Two English Girls
Directed by Francois Truffaut
Written by Francois Truffaut and Jean Gruault from a novel by Henri-Pierre Roche
1971/France
IMDb page
Repeat viewing/Criterion Channel
Claude Roc: I’d rather not be between you, I’d like to be able to look at both of you.
Truffaut looks at a love triangle from the distaff side. It’s pretty but it’s no Jules and Jim (1962).
The film is set in France and Wales at the turn of the last century. Young Frenchman Claude (Jean-Pierre Leaud) is an aspiring writer an a bit of a bon vivant. He meets Ann (Kika Markham), an attractive and sensitive English woman. Claude is smitten with Anne immediately. She invites him to the estate of her mother and younger sister Muriel (Stacey Tendeter) in Wales. Muriel has an eye condition that troubles her sporadically through the movie. The three young people have fun together. Anne pushes Claude into the arms of Muriel. Mother suggests the couple take a year separation and see how they feel about a marriage then.

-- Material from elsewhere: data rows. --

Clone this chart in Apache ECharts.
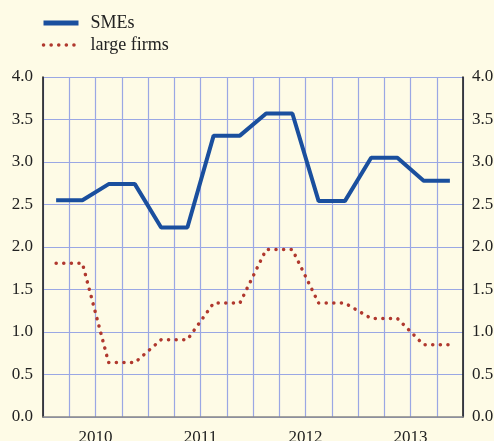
<!DOCTYPE html>
<html>
<head>
<meta charset="utf-8">
<script src="https://cdn.jsdelivr.net/npm/echarts@6/dist/echarts.min.js"></script>
<style>
  html, body { margin: 0; padding: 0; background: #fefbe6; }
  #chart { width: 494px; height: 441px; }
</style>
</head>
<body>
<div id="chart"></div>
<script>
// quarterly values, 2010 Q1 .. 2013 Q4
const quarters = ['Q1 2010', 'Q2 2010', 'Q3 2010', 'Q4 2010',
  'Q1 2011', 'Q2 2011', 'Q3 2011', 'Q4 2011',
  'Q1 2012', 'Q2 2012', 'Q3 2012', 'Q4 2012',
  'Q1 2013', 'Q2 2013', 'Q3 2013', 'Q4 2013']
const years = ['2010', '2011', '2012', '2013']
const smes = [2.55, 2.55, 2.74, 2.74, 2.23, 2.23, 3.31, 3.31,
  3.57, 3.57, 2.54, 2.54, 3.05, 3.05, 2.78, 2.78]
const largeFirms = [1.81, 1.81, 0.64, 0.64, 0.91, 0.91, 1.34, 1.34,
  1.97, 1.97, 1.34, 1.34, 1.16, 1.16, 0.85, 0.85]

const font = 'Liberation Serif'
const gridColor = '#9aa7e4'
const blue = '#1a4f9e'
const red = '#b0382e'

var myChart = echarts.init(document.getElementById('chart'))
const option = {
  backgroundColor: '#fefbe6',
  textStyle: { fontFamily: font },
  legend: {
    orient: 'vertical',
    left: 36,
    top: 9,
    itemWidth: 35,
    itemHeight: 14,
    itemGap: 4,
    itemStyle: { opacity: 0 },
    textStyle: { fontFamily: font, fontSize: 18, color: '#222', padding: [0, 0, 0, 7] },
    data: [
      { name: 'SMEs', lineStyle: { width: 5, color: blue } },
      { name: 'large firms', lineStyle: { width: 3.5, color: red, type: [0.1, 7.5], cap: 'round' } }
    ]
  },
  grid: { left: 43, right: 31, top: 77, bottom: 24, outerBoundsMode: 'none' },
  xAxis: [
    {
      type: 'category',
      data: quarters,
      boundaryGap: true,
      axisLine: { lineStyle: { color: '#888', width: 1.5 } },
      axisTick: { interval: 0, length: 6, lineStyle: { color: '#111', width: 1.5 } },
      axisLabel: { show: false, interval: 0 },
      splitLine: { show: true, interval: 0, lineStyle: { color: gridColor, width: 1.2 } }
    },
    {
      type: 'category',
      data: years,
      position: 'bottom',
      boundaryGap: true,
      axisLine: { show: false },
      axisTick: { interval: 0, length: 10, lineStyle: { color: '#111', width: 1.5 } },
      axisLabel: { interval: 0, fontFamily: font, fontSize: 17, color: '#222', margin: 12 },
      splitLine: { show: false }
    }
  ],
  yAxis: [
    {
      type: 'value',
      min: 0, max: 4, interval: 0.5,
      position: 'left',
      axisLine: { show: true, lineStyle: { color: '#111', width: 1.5 } },
      axisTick: { show: false },
      axisLabel: { fontFamily: font, fontSize: 17, color: '#222', margin: 10,
        formatter: v => v.toFixed(1) },
      splitLine: { show: true, lineStyle: { color: gridColor, width: 1.2 } }
    },
    {
      type: 'value',
      min: 0, max: 4, interval: 0.5,
      position: 'right',
      axisLine: { show: true, lineStyle: { color: '#111', width: 1.5 } },
      axisTick: { show: false },
      axisLabel: { fontFamily: font, fontSize: 17, color: '#222', margin: 9,
        formatter: v => v.toFixed(1) },
      splitLine: { show: false }
    }
  ],
  series: [
    {
      name: 'SMEs',
      type: 'line',
      data: smes,
      symbol: 'none',
      itemStyle: { color: blue },
      lineStyle: { color: blue, width: 4 }
    },
    {
      name: 'large firms',
      type: 'line',
      data: largeFirms,
      symbol: 'none',
      itemStyle: { color: red },
      lineStyle: { color: red, width: 3.5, type: [0.1, 7.5], cap: 'round' }
    }
  ]
}
option && myChart.setOption(option)
</script>
</body>
</html>
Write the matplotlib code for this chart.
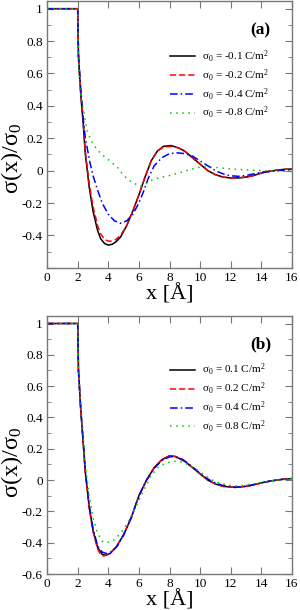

Claude returns to Paris and within six months is living the high life with multiple mistresses. He breaks off the engagement. Later Claude runs into Anne who is now an aspiring sculptor. They hook up but what about Muriel? What about Anne? What about poor Claude?
First, the good and there’s quite a bit of it. Truffaut and Nestor Almendros create scenes of luminous beauty, the cast is wonderful, and so is the Georges Delerue score. The story explores religious and sexual attitudes of the period, sisterly love, guilt, and a host of other themes. But for me it seemed like Jules and Jim, with the two ladies subbing for the gents and Leaud as the object of desire. The film lacks the sheer energy and playfulness that helped to make the earlier love-triangle melodrama a true classic. I hate it when people can’t make up their minds and kind of torture each other for years. If you are not an old curmudgeon you might like this film.